Es wäre sicher übertrieben, den alpinen Skisport zur dopingfreien Sparte zu erklären. Allerdings sind in diesem Metier bislang tatsächlich nur wenige Missetaten bekannt geworden. Und die letzten prominenten Fälle – der Brite Alain Baxter (ihm wurde 2002 olympisches Slalom-Bronze aberkannt) und der Österreicher Hans Knauß (2004) – liegen schon ein paar Jährchen zurück. Umso größer ist nun die böse Überraschung, dass der Skirennfahrer Stefan Luitz bei seinem ersten Weltcupsieg offenbar im Dschungel der Dopingparagrafen eingefädelt hat.

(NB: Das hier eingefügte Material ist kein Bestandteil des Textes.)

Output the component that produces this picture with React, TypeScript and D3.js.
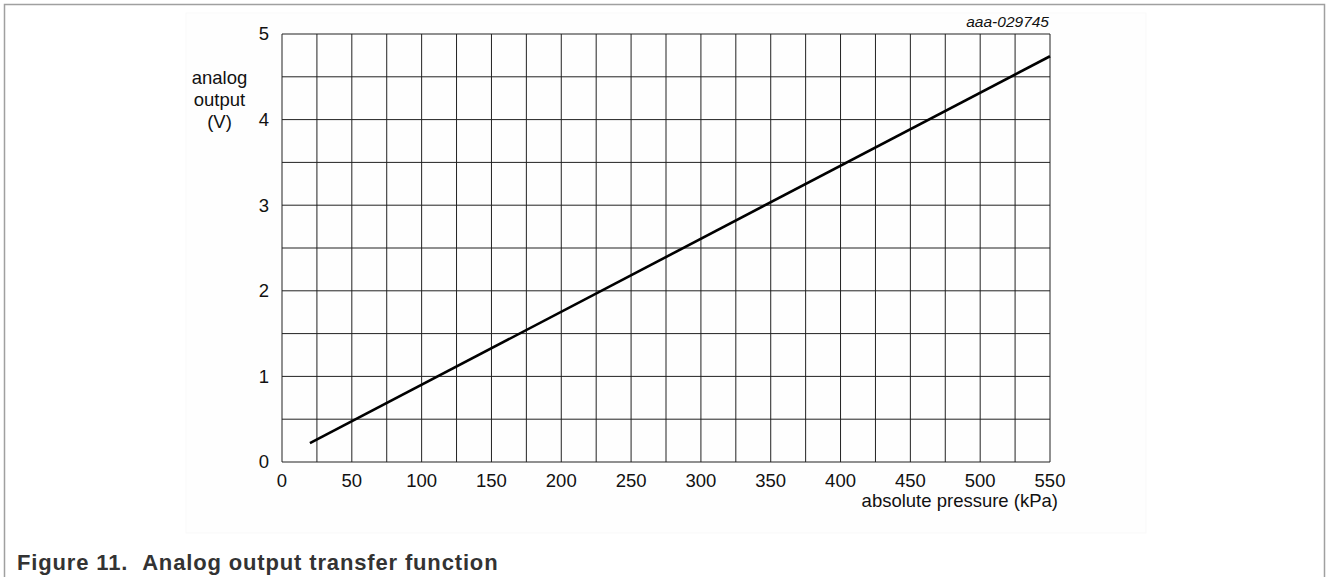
import React from "react";
import * as d3 from "d3";

const pressureKPa: number[] = [20, 550];
const outputV: number[] = [0.22, 4.74];
const xTicks: number[] = [0, 50, 100, 150, 200, 250, 300, 350, 400, 450, 500, 550];
const yTicks: number[] = [0, 1, 2, 3, 4, 5];
const yLabelLines: string[] = ["analog", "output", "(V)"];
const xLabel = "absolute pressure (kPa)";
const figureId = "aaa-029745";
const caption = "Figure 11.\u00a0\u00a0Analog output transfer function";

const W = 1328;
const H = 577;
const M = { left: 282, right: 1050, top: 34, bottom: 462 };

export default function App() {
  const x = d3.scaleLinear().domain([0, 550]).range([M.left, M.right]);
  const y = d3.scaleLinear().domain([0, 5]).range([M.bottom, M.top]);
  const xGrid = d3.range(0, 550 + 0.001, 25);
  const yGrid = d3.range(0, 5 + 0.001, 0.5);
  const pts = pressureKPa.map((p, i) => [p, outputV[i]] as [number, number]);
  const line = d3
    .line<[number, number]>()
    .x((d) => x(d[0]))
    .y((d) => y(d[1]));
  const font = "Arial, 'Liberation Sans', Helvetica, sans-serif";

  return (
    <svg
      width={W}
      height={H}
      style={{ position: "absolute", left: 0, top: 0, display: "block", background: "#fff" }}
      fontFamily={font}
    >
      <path d={`M4.5,${H} V4.5 H1324.5 V${H}`} fill="none" stroke="#a0a0a0" strokeWidth={1.5} />
      <rect x={186} y={13} width={960} height={520} fill="#fefefe" stroke="#f9f9f9" strokeWidth={1} />
      {xGrid.map((v) => (
        <line key={"vx" + v} x1={x(v)} x2={x(v)} y1={M.top} y2={M.bottom} stroke="#222" strokeWidth={1} />
      ))}
      {yGrid.map((v) => (
        <line key={"hy" + v} x1={M.left} x2={M.right} y1={y(v)} y2={y(v)} stroke="#222" strokeWidth={1} />
      ))}
      <path d={line(pts) || ""} fill="none" stroke="#000" strokeWidth={2.6} />
      {yTicks.map((v) => (
        <text key={"yt" + v} x={269} y={y(v)} dy="0.35em" textAnchor="end" fontSize={18.5} fill="#111">
          {v}
        </text>
      ))}
      {xTicks.map((v) => (
        <text key={"xt" + v} x={x(v)} y={487} textAnchor="middle" fontSize={18.5} fill="#111">
          {v}
        </text>
      ))}
      {yLabelLines.map((s, i) => (
        <text key={"yl" + i} x={219.5} y={84 + i * 22} textAnchor="middle" fontSize={18.5} fill="#111">
          {s}
        </text>
      ))}
      <text x={1058} y={507} textAnchor="end" fontSize={18.5} fill="#111">
        {xLabel}
      </text>
      <text x={1049} y={27} textAnchor="end" fontSize={15.5} fontStyle="italic" fill="#111">
        {figureId}
      </text>
      <text x={17} y={570} fontSize={22} fontWeight="bold" letterSpacing={0.85} fill="#333">
        {caption}
      </text>
    </svg>
  );
}
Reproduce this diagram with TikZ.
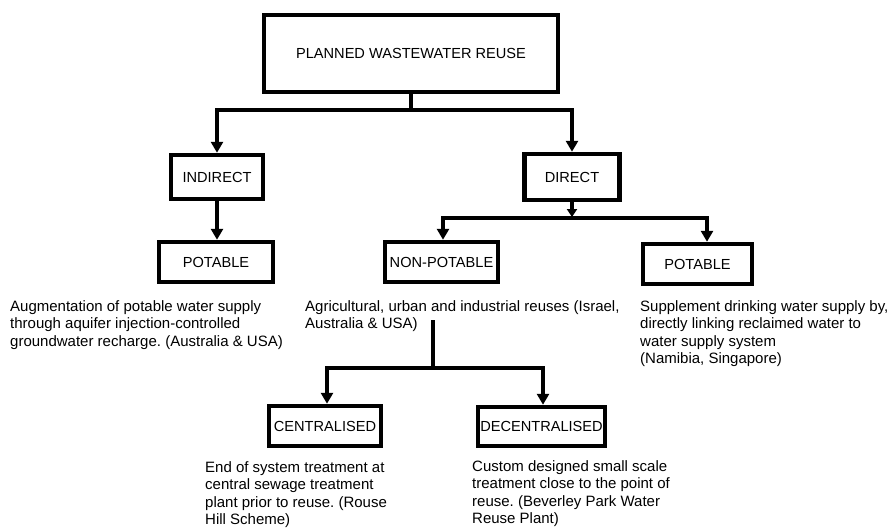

Und auch das durch einen anonymen Hinweis ruchbar gewordene Vergehen hört sich zunächst einmal merkwürdig an: Einnahme von Sauerstoff.

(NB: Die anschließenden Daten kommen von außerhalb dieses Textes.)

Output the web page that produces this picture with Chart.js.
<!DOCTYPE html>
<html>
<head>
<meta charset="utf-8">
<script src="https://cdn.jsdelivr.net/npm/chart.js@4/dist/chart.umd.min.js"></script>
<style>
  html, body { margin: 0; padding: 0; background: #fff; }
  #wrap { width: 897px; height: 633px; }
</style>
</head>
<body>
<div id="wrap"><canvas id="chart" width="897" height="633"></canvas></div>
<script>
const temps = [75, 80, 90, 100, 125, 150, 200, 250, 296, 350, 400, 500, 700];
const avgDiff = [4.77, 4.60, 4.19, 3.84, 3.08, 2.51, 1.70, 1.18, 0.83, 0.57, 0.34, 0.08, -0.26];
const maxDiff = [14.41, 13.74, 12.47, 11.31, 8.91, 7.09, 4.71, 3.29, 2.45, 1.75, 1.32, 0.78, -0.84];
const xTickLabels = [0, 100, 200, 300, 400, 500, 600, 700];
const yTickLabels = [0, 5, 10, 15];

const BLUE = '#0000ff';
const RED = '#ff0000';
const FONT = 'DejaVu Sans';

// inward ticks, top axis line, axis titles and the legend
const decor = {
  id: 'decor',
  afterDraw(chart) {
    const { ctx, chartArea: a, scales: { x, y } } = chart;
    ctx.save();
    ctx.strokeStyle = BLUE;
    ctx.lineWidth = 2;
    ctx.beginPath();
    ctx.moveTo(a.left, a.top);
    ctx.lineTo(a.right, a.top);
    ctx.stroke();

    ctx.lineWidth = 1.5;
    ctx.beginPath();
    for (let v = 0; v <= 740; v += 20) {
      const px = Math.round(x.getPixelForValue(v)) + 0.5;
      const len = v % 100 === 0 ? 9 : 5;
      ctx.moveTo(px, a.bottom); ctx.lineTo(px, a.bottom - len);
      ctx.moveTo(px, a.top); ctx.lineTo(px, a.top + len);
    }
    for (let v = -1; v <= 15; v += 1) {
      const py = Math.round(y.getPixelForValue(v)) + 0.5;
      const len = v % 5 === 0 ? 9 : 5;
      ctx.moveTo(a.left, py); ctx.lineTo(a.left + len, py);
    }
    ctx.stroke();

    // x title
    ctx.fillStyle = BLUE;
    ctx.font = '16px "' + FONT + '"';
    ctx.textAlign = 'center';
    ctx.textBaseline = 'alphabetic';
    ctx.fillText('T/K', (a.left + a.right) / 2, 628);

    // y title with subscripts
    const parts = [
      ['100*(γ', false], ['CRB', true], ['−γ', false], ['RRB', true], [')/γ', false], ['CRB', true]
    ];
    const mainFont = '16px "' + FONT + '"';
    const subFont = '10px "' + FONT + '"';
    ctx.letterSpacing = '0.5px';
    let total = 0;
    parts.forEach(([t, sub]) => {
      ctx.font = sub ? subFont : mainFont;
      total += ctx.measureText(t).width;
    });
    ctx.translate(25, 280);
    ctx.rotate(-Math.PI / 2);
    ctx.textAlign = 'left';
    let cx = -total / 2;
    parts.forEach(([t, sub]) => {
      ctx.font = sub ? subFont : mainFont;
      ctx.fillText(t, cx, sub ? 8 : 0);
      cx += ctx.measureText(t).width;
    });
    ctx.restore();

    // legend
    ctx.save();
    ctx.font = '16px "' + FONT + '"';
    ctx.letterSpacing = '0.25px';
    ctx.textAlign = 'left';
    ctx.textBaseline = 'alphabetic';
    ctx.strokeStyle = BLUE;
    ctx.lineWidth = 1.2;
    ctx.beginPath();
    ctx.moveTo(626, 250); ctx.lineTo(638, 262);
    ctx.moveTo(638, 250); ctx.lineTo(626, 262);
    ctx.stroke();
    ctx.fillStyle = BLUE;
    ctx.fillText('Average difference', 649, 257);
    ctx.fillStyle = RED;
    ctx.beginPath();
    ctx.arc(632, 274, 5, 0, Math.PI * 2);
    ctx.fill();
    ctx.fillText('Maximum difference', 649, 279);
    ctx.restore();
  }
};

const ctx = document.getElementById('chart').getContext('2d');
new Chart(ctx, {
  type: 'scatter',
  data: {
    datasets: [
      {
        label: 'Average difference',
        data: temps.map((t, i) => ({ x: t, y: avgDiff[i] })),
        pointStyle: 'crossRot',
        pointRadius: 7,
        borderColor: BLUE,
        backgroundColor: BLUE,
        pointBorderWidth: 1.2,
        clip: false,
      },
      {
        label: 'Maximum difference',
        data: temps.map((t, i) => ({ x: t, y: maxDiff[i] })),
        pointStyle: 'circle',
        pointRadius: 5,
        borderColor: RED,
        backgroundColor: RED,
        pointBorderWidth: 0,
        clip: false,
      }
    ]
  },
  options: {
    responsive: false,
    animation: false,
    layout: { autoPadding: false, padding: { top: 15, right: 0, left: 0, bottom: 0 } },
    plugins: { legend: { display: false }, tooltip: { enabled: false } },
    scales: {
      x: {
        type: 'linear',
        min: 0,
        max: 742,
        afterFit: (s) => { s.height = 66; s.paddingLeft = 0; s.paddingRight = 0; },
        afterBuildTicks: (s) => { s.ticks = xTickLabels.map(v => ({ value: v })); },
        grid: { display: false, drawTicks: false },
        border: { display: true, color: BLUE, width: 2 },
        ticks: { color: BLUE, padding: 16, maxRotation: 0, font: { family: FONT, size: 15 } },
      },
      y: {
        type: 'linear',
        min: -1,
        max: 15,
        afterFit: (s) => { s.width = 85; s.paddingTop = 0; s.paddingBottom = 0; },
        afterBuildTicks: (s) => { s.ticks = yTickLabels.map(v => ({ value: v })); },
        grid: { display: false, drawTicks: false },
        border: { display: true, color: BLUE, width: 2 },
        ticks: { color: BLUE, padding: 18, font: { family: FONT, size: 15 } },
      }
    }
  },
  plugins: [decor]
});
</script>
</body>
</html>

Zu den Fakten: Fest steht, dass dem Allgäuer zwischen den beiden Durchgängen des Riesenslalomrennens in Kanada Sauerstoff verabreicht worden ist. Damit hat er zwar nicht gegen die seit 1. Januar 2018 gültigen Regularien der obersten Anti-Doping-Behörde WADA verstoßen, das Oxygenium steht aber sehr wohl noch auf der Verbotsliste des Ski-Weltverbands FIS. So gesehen hat sich Luitz tatsächlich anfechtbar gemacht. Zumal seine Konkurrenten, die nicht auf den Muntermacher zurückgriffen, einen Nachteil hatten.
Auf der Suche nach den Verantwortlichen führt die Spur unweigerlich zu Luitz’ Betreuerteam, also dem Deutschen Ski-Verband (DSV). Hier hat man es ganz offensichtlich versäumt, sich entsprechend kundig zu machen. Ein ziemlich peinlicher und voraussichtlich auch folgenschwerer Fauxpas. Zumal sich im von Dopingkrisen überschatteten Leistungssport längst herumgesprochen haben sollte, dass man sich Anti-Doping-Richtlinien besser dreimal durchliest. Beim DSV scheint man das aktuelle Regularium aber ignoriert zu haben. Sicher, hier – im moralischen Sinne – von einem Dopingfall zu sprechen, wäre nach Lage der Dinge eher Unsinn. Aber ganz offensichtlich liegt ein klarer Verstoß vor.
Der Leidtragende ist nun wohl der Sportler. Er muss davon ausgehen, dass er sich auf seine Helfer in jeder Hinsicht verlassen kann. Für den „Fehler“, den Alpinchef Wolfgang Maier bereits eingeräumt hat, trägt er nicht die geringste Verantwortung. Dennoch ist es der schuldlose Stefan Luitz, dem eine Strafe droht – und der somit für die Dummheit der DSV-Funktionäre büßen müsste.